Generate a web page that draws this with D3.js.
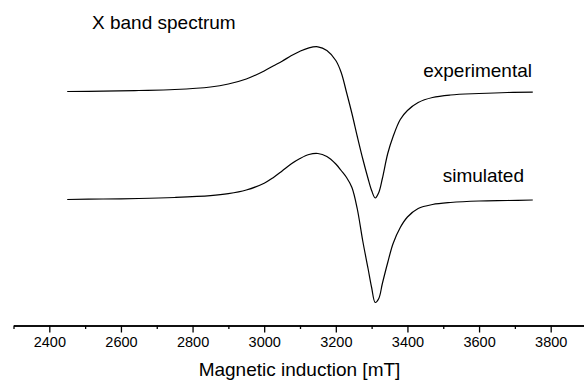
<!DOCTYPE html>
<html>
<head>
<meta charset="utf-8">
<script src="https://cdn.jsdelivr.net/npm/d3@7"></script>
<style>
  html, body { margin: 0; padding: 0; background: #fff; }
  svg text { font-family: "Liberation Sans", Arial, sans-serif; fill: #000; }
  .axis path, .axis line { stroke: #000; stroke-width: 1.3; }
  .axis text { font-size: 14.5px; }
  .spectrum { fill: none; stroke: #000; stroke-width: 1.2; }
</style>
</head>
<body>
<svg id="chart" width="584" height="385"></svg>
<script>
// EPR X band spectrum: experimental vs simulated (arbitrary intensity units, baseline = 0)
const field = [2450, 2550, 2650, 2750, 2850, 2900, 2950, 3000, 3025, 3050, 3075, 3100, 3125, 3150, 3175, 3200,
  3215, 3230, 3245, 3260, 3275, 3290, 3300, 3310, 3320, 3330, 3345, 3360, 3380, 3400,
  3430, 3470, 3520, 3600, 3680, 3750];
const experimental = [0, 0.3, 1, 2, 4.5, 7.5, 12.5, 20.5, 25.5, 30.3, 35.7, 40.3, 43.7, 44.7, 41, 31,
  19, -1, -22, -45, -67, -87, -99, -106.5, -101, -87, -62, -45, -28, -19,
  -11, -6, -3.5, -2, -1, -0.7];
const simulated = [0.5, 1, 1.5, 2.5, 4.3, 6.3, 10, 16.8, 22.3, 29, 36, 41.5, 45.5, 46.5, 43.5, 36,
  29.5, 22.5, 12.5, -9, -40.5, -68.5, -87.5, -102.5, -98.5, -83.5, -62.5, -43.5, -27.5, -17,
  -8.5, -4.5, -2.5, -1, -0.5, 0];
const majorTicks = [2400, 2600, 2800, 3000, 3200, 3400, 3600, 3800];
const minorTicks = [2300, 2500, 2700, 2900, 3100, 3300, 3500, 3700, 3900];

// vertical offsets so the two traces are stacked
const expOffset = 234;
const simOffset = 125.5;

const svg = d3.select("#chart");

const x = d3.scaleLinear().domain([2300, 3900]).range([13.5, 586.5]);
const y = d3.scaleLinear().domain([0, 300]).range([325.5, 25.5]);

// Axes
svg.append("g")
  .attr("class", "axis")
  .attr("transform", "translate(0,325.5)")
  .call(d3.axisBottom(x).tickValues(minorTicks).tickSize(3.5).tickSizeOuter(0).tickFormat(""));

const major = svg.append("g")
  .attr("class", "axis")
  .attr("transform", "translate(0,325.5)")
  .call(d3.axisBottom(x).tickValues(majorTicks).tickSize(7).tickSizeOuter(0).tickFormat(d3.format("d")));
major.selectAll("text").attr("y", 11).attr("dy", "0.71em");

svg.append("text")
  .attr("x", x(3100) - 0.5)
  .attr("y", 376)
  .attr("text-anchor", "middle")
  .style("font-size", "19px")
  .text("Magnetic induction [mT]");

// Spectra
const line = offset => d3.line()
  .x((d, i) => x(field[i]))
  .y(d => y(d + offset))
  .curve(d3.curveCatmullRom.alpha(0.5));

svg.append("path").datum(experimental).attr("class", "spectrum").attr("d", line(expOffset));
svg.append("path").datum(simulated).attr("class", "spectrum").attr("d", line(simOffset));

// Labels
svg.append("text").attr("x", 92).attr("y", 29).style("font-size", "19px").text("X band spectrum");
svg.append("text").attr("x", 532).attr("y", 77).attr("text-anchor", "end").style("font-size", "19px").text("experimental");
svg.append("text").attr("x", 524).attr("y", 182).attr("text-anchor", "end").style("font-size", "19px").text("simulated");
</script>
</body>
</html>
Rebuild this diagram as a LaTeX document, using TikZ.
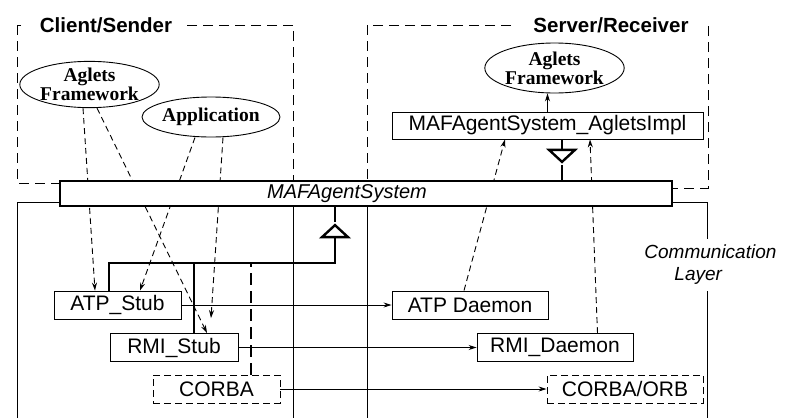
\documentclass[tikz,border=0pt]{standalone}
\usepackage{fontspec}
\setmainfont{Liberation Serif}
\setsansfont{Liberation Sans}
\usetikzlibrary{shapes.geometric, arrows.meta}
\tikzset{
>={Stealth[length=8pt, width=5pt]}, % small filled arrow heads
every path/.style={line width=0.9pt},
region/.style={draw, dash pattern=on 10pt off 6pt}, % client and server areas
title/.style={fill=white, inner xsep=16pt, inner ysep=2pt, font=\sffamily\bfseries\fontsize{20.5}{22}\selectfont},
frame/.style={draw, ellipse, inner sep=0pt, align=center, font=\bfseries\fontsize{19.5}{19}\selectfont},
box/.style={draw, rectangle, inner sep=0pt, minimum height=28pt, font=\sffamily\fontsize{21}{23}\selectfont},
dashedbox/.style={dash pattern=on 7pt off 4pt},
italic/.style={font=\sffamily\itshape\fontsize{20}{22}\selectfont},
bar/.style={draw, fill=white, line width=2.4pt, minimum width=612pt, minimum height=25pt, inner sep=0pt},
uses/.style={dash pattern=on 6pt off 4pt}, % dashed dependency arrows
inh/.style={line width=2.4pt},
tri/.style={draw, fill=white, line width=2.4pt, isosceles triangle, isosceles triangle stretches, inner sep=0pt, minimum width=26pt, minimum height=12pt},
}

\begin{document}
\begin{tikzpicture}[x=1pt, y=-1pt]
  \useasboundingbox (0,0) rectangle (785,418);

  % Regions
  \draw[region] (17,25) rectangle (293,183);
  \draw[region] (367,25) rectangle (708,188);
  \node[title, inner xsep=14pt] (client) at (106,25) {Client/Sender};
  \node[title] (server) at (611,25) {Server/Receiver};

  % Communication layer
  \draw (17,418) -- (17,202) -- (707,202) -- (707,418);
  \draw (293,207) -- (293,418);
  \draw (367,207) -- (367,418);
  \node[italic, font=\sffamily\itshape\fontsize{19}{22}\selectfont, fill=white, align=left, anchor=west, inner ysep=6pt, inner xsep=2pt] (comm) at (642,265) {Communication\\\hspace{30pt}Layer};

  % Frameworks
  \node[frame, minimum width=127pt, minimum height=45pt] (afC) at (89.5,84.5) {Aglets\\Framework};
  \node[frame, minimum width=138pt, minimum height=40pt] (app) at (211,117) {Application};
  \node[frame, minimum width=127pt, minimum height=50pt] (afS) at (554.5,68) {Aglets\\Framework};

  % Classes
  \node[box, minimum width=311pt, minimum height=27pt] (impl) at (547.5,125.5) {MAFAgentSystem\_AgletsImpl};
  \node[box, minimum width=127pt] (atpS) at (117.5,305) {ATP\_Stub};
  \node[box, minimum width=128pt] (rmiS) at (174,347.5) {RMI\_Stub};
  \node[box, dashedbox, minimum width=127pt] (corba) at (216.5,389) {CORBA};
  \node[box, minimum width=156pt] (atpD) at (470,305) {ATP Daemon};
  \node[box, minimum width=156pt] (rmiD) at (555,347.5) {RMI\_Daemon};
  \node[box, dashedbox, minimum width=156pt] (orb) at (625,389) {CORBA/ORB};

  % Dependencies
  \draw[->, uses] ([xshift=-6.5pt]afC.south) -- ([xshift=-22.5pt]atpS.north);
  \draw[->, uses] ([xshift=7.5pt]afC.south) -- ([xshift=33pt]rmiS.north);
  \draw[->, uses] ([xshift=-16pt]app.south) -- ([xshift=22.5pt]atpS.north);
  \draw[->, uses, shorten >=15pt] ([xshift=12pt]app.south) -- ([xshift=36pt]rmiS.north);
  \draw[->, uses] ([xshift=-6pt]atpD.north) -- ([xshift=-42.5pt]impl.south);
  \draw[->, uses] ([xshift=42.5pt]rmiD.north) -- ([xshift=42.5pt]impl.south);
  \draw[->] (impl.north) -- (afS.south -| impl.north);

  % Common interface
  \node[bar, label={[italic, xshift=-19pt]center:MAFAgentSystem}] (bar) at (366,193.5) {};

  % Inheritance
  \node[tri, shape border rotate=90, anchor=apex] (triC) at (335,222) {};
  \node[tri, shape border rotate=270, anchor=apex] (triS) at (562,165) {};
  \coordinate (junc) at (335,263);
  \draw[inh] (triC.apex) -- (triC.apex |- bar.south);
  \draw[inh] (triC.lower side) -- (junc) -| ([xshift=-8.5pt]atpS.north);
  \draw[inh] ([xshift=20pt]rmiS.north) -- ([xshift=20pt]rmiS.north |- junc);
  \draw[inh, dash pattern=on 12pt off 6pt] ([xshift=34.5pt]corba.north) -- ([xshift=34.5pt]corba.north |- junc);
  \draw[inh] (triS.apex) -- (triS.apex |- bar.north);
  \draw[inh] (triS.lower side) -- (triS.lower side |- impl.south);

  % Transport
  \draw[->] (atpS) -- (atpD);
  \draw[->] (rmiS) -- (rmiD);
  \draw[->] (corba) -- (orb);
\end{tikzpicture}
\end{document}
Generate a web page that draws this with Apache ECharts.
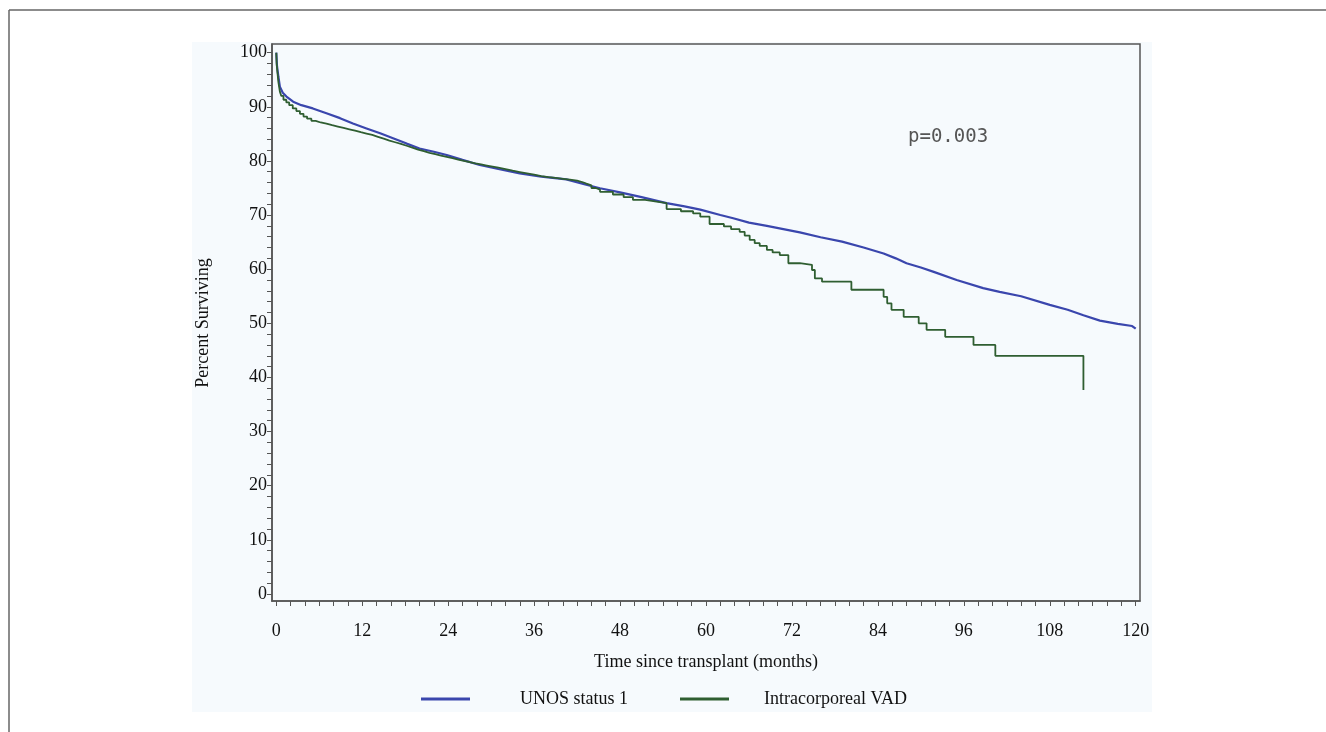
<!DOCTYPE html>
<html>
<head>
<meta charset="utf-8">
<script src="https://cdn.jsdelivr.net/npm/echarts@6/dist/echarts.min.js"></script>
<style>html,body{margin:0;padding:0;background:#fff;}#c{width:1326px;height:732px;}</style>
</head>
<body>
<div id="c"></div>
<script>
// UNOS status 1: [months, percent surviving]
const unosTimes = [0,0.1,0.3,0.5,0.9,1.42,2.35,3.5,5.1,7,8.9,10.7,12.6,14.5,16.3,18.2,20,22,23.8,26,28.4,31,34,37,40.5,43,45.2,48,51,54.5,57,59.2,62,63.8,66,68.5,70.8,73.1,76,79,82,84.8,86.5,88,90,91.8,95,98.7,101,104,108,110.5,112.7,115,117.5,119.5,120];
const unosSurv  = [100,97.5,95.5,93.7,92.6,91.9,90.95,90.3,89.7,88.8,87.9,86.9,86.0,85.1,84.2,83.2,82.3,81.7,81.1,80.2,79.25,78.5,77.7,77.1,76.6,75.7,74.95,74.2,73.3,72.2,71.6,71.0,70.0,69.4,68.6,68.0,67.4,66.8,65.9,65.1,64.0,62.9,62.0,61.1,60.3,59.5,58.0,56.5,55.8,55.0,53.4,52.5,51.5,50.5,49.9,49.5,49.0];
// Intracorporeal VAD: step (Kaplan-Meier) [months, percent surviving]
const vadTimes = [0,0.05,0.15,0.3,0.5,0.7,1.0,1.4,1.8,2.3,2.8,3.3,3.8,4.3,4.9,5.5,6.2,7.0,7.8,8.6,9.4,10.2,11.0,11.8,12.6,13.4,14.2,15.0,15.8,16.6,17.4,18.2,19.0,19.8,20.6,21.4,22.2,23.0,23.8,24.6,25.4,26.2,27.0,27.8,28.6,29.4,30.2,31.0,32.0,33.0,34.0,35.0,36.0,37.0,38.0,39.0,40.0,41.0,42.0,42.7,43.3,44.0,44.6,45.2,47,48.5,49.8,51.5,53.1,54.5,56.5,58.2,59.2,60.5,62.5,63.5,64.7,65.4,66.1,66.8,67.5,68.5,69.3,70.3,71.5,73.1,74.8,75.2,76.2,80.3,84.8,85.3,85.9,87.6,89.7,90.8,93.4,97.35,100.4,112.7];
const vadSurv  = [100,98,96.5,94.5,92.8,92.0,91.3,90.8,90.3,89.7,89.2,88.7,88.2,87.8,87.4,87.1,86.9,86.6,86.35,86.1,85.85,85.6,85.3,85.05,84.8,84.45,84.1,83.75,83.45,83.15,82.8,82.45,82.1,81.8,81.5,81.25,81.0,80.75,80.5,80.25,80.0,79.8,79.55,79.35,79.15,78.95,78.75,78.5,78.2,77.95,77.7,77.45,77.2,77.0,76.85,76.7,76.55,76.35,76.1,75.8,75.5,75.0,74.7,74.3,73.8,73.3,72.8,72.5,72.2,71.1,70.7,70.3,69.7,68.35,67.9,67.4,66.9,66.2,65.4,64.8,64.3,63.55,63.1,62.6,61.1,60.8,59.85,58.3,57.7,56.2,54.9,53.7,52.5,51.2,50.0,48.8,47.5,46.0,44.0,37.7];

const xLabelValues = [0,12,24,36,48,60,72,84,96,108,120];
const yLabelValues = [0,10,20,30,40,50,60,70,80,90,100];
const xTickValues = Array.from({length:61},(_,i)=>i*2);
const yTickValues = Array.from({length:51},(_,i)=>i*2);

const seriesNames = ['UNOS status 1','Intracorporeal VAD'];
const pText = 'p=0.003';
const xTitle = 'Time since transplant (months)';
const yTitle = 'Percent Surviving';

const serif = 'Liberation Serif';
const chart = echarts.init(document.getElementById('c'), null, {renderer:'canvas'});
chart.setOption({
  animation:false,
  backgroundColor:'#ffffff',
  graphic:[
    {type:'rect', z:-10, silent:true, shape:{x:192,y:42,width:960,height:670}, style:{fill:'#f6fafd'}},
    {type:'line', z:-5, shape:{x1:9,y1:10,x2:1326,y2:10}, style:{stroke:'#666',lineWidth:1.5}},
    {type:'line', z:-5, shape:{x1:9,y1:10,x2:9,y2:732}, style:{stroke:'#666',lineWidth:1.5}},
    {type:'text', x:203, y:323, rotation:Math.PI/2, style:{text:yTitle, font:'18px "Liberation Serif"', fill:'#111', textAlign:'center', textVerticalAlign:'middle'}},
    {type:'text', x:706, y:662, style:{text:xTitle, font:'18px "Liberation Serif"', fill:'#111', textAlign:'center', textVerticalAlign:'middle'}},
    {type:'text', x:908, y:137, style:{text:pText, font:'19px "DejaVu Sans Mono"', fill:'#555', textAlign:'left', textVerticalAlign:'middle'}}
  ],
  grid:{left:272, right:186, top:44, bottom:131, show:true, borderColor:'#555', borderWidth:1.5, backgroundColor:'transparent'},
  legend:[
    {data:[seriesNames[0]], left:416, top:685, itemWidth:49, itemHeight:3, icon:'rect',
     textStyle:{fontFamily:serif, fontSize:18, color:'#111', padding:[0,0,0,45]}},
    {data:[seriesNames[1]], left:675, top:685, itemWidth:49, itemHeight:3, icon:'rect',
     textStyle:{fontFamily:serif, fontSize:18, color:'#111', padding:[0,0,0,30]}}
  ],
  xAxis:{type:'value', min:-0.6, max:120.6,
    axisLine:{show:true, onZero:false, lineStyle:{color:'#555', width:1.5}},
    axisTick:{show:true, inside:false, length:5, customValues:xTickValues, lineStyle:{color:'#555'}},
    axisLabel:{customValues:xLabelValues, margin:21, fontFamily:serif, fontSize:18, color:'#111'},
    splitLine:{show:false}},
  yAxis:{type:'value', min:-1.3, max:101.6,
    axisLine:{show:true, onZero:false, lineStyle:{color:'#555', width:1.5}},
    axisTick:{show:true, inside:false, length:5, customValues:yTickValues, lineStyle:{color:'#555'}},
    axisLabel:{customValues:yLabelValues, margin:5, fontFamily:serif, fontSize:18, color:'#111'},
    splitLine:{show:false}},
  series:[
    {name:seriesNames[0], type:'line', showSymbol:false, symbol:'none', color:'#3a46ad',
     lineStyle:{width:2.2, color:'#3a46ad'}, z:3,
     data:unosTimes.map((t,i)=>[t,unosSurv[i]])},
    {name:seriesNames[1], type:'line', step:'end', showSymbol:false, symbol:'none', color:'#2f5e31',
     lineStyle:{width:1.8, color:'#2f5e31'}, z:4,
     data:vadTimes.map((t,i)=>[t,vadSurv[i]])}
  ]
});
</script>
</body>
</html>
=====
Copy every line that includes the string "Generate" from the material above.

### SOLUTION TO THE PROBLEM
Generate a web page that draws this with D3.js.
Generate a web page that draws this with Apache ECharts.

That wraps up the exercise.